__What the task requires__
What is needed is the run of lines from the one containing "Convert this chart to matplotlib code." through the one containing "serie = 'Cantidad'", echoed exactly, with both ends kept and nothing added.

Entries taken from a collection:
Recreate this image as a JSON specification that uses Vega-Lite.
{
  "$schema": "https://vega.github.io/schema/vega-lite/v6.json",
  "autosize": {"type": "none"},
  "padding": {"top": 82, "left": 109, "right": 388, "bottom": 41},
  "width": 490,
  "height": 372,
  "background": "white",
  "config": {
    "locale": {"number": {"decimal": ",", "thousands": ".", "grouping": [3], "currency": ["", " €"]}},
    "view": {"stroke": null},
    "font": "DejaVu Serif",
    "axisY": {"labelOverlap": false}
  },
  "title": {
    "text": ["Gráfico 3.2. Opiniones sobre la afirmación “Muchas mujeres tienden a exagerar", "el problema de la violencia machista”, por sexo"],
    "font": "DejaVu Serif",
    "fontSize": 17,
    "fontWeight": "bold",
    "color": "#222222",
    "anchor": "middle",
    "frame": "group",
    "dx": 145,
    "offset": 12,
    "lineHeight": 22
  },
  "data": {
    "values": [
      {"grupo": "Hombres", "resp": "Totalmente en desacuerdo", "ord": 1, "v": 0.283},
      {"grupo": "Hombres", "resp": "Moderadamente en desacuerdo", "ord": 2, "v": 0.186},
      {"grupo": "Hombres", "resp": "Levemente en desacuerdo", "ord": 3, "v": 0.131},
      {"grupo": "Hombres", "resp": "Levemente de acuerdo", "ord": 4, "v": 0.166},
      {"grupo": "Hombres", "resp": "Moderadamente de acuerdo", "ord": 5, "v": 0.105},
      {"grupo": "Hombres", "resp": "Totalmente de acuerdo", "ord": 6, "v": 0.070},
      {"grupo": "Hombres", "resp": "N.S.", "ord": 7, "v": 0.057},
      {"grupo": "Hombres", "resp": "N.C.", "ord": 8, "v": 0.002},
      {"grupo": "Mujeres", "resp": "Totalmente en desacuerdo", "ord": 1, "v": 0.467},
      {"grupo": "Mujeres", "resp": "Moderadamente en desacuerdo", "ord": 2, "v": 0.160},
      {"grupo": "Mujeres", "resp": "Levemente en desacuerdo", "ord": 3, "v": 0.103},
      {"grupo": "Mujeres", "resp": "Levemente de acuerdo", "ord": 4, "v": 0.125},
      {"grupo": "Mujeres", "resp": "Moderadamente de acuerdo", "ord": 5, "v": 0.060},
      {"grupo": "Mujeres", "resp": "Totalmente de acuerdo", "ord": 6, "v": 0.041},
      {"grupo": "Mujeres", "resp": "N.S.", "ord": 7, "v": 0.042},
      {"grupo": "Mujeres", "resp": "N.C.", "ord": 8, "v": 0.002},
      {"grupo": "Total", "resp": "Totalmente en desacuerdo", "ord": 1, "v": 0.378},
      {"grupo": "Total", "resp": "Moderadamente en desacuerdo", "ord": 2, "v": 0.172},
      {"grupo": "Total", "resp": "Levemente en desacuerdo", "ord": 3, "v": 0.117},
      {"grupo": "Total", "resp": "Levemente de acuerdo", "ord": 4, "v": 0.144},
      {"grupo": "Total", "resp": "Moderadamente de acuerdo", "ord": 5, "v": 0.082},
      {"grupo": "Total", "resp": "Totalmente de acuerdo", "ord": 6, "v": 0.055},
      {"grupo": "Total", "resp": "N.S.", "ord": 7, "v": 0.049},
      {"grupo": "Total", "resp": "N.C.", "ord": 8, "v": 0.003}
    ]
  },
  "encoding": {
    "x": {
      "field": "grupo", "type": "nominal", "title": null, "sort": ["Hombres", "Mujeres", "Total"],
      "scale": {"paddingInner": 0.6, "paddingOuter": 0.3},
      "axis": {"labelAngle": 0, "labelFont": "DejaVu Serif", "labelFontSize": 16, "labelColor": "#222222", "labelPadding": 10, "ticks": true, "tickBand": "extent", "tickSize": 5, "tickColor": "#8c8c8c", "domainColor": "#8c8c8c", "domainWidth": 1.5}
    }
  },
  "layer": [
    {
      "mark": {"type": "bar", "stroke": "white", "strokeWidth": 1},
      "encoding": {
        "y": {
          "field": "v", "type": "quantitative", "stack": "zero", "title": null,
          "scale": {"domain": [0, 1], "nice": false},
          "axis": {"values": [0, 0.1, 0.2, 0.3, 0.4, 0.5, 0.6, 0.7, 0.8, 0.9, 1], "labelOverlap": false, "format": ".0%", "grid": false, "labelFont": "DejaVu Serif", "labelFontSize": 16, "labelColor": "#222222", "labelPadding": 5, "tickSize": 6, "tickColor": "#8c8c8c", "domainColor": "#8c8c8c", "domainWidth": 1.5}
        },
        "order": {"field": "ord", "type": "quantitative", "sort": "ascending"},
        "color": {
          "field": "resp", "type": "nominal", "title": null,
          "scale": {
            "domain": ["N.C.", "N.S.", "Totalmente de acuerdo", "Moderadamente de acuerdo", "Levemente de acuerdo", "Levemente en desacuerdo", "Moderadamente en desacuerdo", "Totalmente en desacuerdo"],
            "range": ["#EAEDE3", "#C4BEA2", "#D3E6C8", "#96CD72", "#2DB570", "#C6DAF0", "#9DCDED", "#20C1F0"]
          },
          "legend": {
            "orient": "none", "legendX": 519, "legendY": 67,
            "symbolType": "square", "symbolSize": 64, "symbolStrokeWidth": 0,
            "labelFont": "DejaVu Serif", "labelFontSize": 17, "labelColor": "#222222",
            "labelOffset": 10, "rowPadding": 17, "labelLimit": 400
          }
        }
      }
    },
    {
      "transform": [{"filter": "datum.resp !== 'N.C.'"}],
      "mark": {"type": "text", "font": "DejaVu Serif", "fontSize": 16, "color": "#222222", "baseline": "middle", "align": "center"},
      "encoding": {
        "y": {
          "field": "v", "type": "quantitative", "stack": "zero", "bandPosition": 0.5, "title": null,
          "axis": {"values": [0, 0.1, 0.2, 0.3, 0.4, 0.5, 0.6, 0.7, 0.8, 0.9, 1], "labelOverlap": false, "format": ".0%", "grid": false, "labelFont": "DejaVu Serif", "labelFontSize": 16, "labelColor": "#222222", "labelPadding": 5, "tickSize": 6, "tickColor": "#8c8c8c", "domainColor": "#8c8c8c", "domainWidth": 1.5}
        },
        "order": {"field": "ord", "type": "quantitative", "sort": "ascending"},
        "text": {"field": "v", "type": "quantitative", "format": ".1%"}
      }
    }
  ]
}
--
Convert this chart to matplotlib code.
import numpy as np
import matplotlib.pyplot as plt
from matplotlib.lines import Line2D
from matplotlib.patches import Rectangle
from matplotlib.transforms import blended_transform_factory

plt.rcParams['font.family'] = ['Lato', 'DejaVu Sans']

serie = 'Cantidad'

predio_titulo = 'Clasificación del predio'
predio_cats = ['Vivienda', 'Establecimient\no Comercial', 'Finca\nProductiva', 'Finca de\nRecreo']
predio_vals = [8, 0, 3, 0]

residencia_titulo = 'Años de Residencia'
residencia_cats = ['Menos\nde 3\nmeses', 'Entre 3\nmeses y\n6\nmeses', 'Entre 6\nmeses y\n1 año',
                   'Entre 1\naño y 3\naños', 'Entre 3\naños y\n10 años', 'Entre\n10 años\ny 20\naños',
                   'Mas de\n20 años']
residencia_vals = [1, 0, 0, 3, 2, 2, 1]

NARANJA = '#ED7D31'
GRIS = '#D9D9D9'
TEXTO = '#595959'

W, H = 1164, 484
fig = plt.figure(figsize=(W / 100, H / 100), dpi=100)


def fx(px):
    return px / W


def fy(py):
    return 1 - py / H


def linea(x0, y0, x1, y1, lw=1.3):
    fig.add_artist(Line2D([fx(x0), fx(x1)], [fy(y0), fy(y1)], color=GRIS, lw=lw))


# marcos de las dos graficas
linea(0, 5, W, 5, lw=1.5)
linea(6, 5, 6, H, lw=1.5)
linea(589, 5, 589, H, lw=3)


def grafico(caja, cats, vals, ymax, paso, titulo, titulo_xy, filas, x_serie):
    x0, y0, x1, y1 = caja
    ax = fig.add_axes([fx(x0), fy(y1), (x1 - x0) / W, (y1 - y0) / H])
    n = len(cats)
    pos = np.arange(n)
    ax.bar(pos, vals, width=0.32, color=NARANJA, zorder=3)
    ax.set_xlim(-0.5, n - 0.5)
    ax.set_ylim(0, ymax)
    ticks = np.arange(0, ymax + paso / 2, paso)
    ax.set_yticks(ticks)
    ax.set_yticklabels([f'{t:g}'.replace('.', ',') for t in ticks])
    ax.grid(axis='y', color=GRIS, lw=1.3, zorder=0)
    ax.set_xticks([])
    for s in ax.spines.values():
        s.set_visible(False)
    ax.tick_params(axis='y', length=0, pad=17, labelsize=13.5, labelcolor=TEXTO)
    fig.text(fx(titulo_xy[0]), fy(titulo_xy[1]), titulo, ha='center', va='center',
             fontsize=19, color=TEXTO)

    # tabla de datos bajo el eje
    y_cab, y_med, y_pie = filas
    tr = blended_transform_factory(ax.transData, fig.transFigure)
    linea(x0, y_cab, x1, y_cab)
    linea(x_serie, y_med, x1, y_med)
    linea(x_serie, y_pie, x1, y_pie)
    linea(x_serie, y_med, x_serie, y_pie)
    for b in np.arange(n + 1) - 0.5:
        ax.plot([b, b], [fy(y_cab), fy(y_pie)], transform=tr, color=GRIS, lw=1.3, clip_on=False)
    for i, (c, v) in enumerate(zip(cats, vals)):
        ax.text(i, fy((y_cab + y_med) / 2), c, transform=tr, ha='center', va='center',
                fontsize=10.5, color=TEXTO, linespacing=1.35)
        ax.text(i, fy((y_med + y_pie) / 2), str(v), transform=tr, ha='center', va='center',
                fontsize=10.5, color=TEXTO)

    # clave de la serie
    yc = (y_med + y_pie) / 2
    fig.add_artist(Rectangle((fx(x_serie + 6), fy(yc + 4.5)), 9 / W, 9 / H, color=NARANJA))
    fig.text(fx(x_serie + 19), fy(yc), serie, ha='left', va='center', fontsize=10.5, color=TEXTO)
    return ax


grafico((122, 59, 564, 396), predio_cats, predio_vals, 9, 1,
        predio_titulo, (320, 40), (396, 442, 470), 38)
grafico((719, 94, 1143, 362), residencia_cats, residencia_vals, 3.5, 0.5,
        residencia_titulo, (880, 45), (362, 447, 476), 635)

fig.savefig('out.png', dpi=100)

__In response__
Convert this chart to matplotlib code.
import numpy as np
import matplotlib.pyplot as plt
from matplotlib.lines import Line2D
from matplotlib.patches import Rectangle
from matplotlib.transforms import blended_transform_factory

plt.rcParams['font.family'] = ['Lato', 'DejaVu Sans']

serie = 'Cantidad'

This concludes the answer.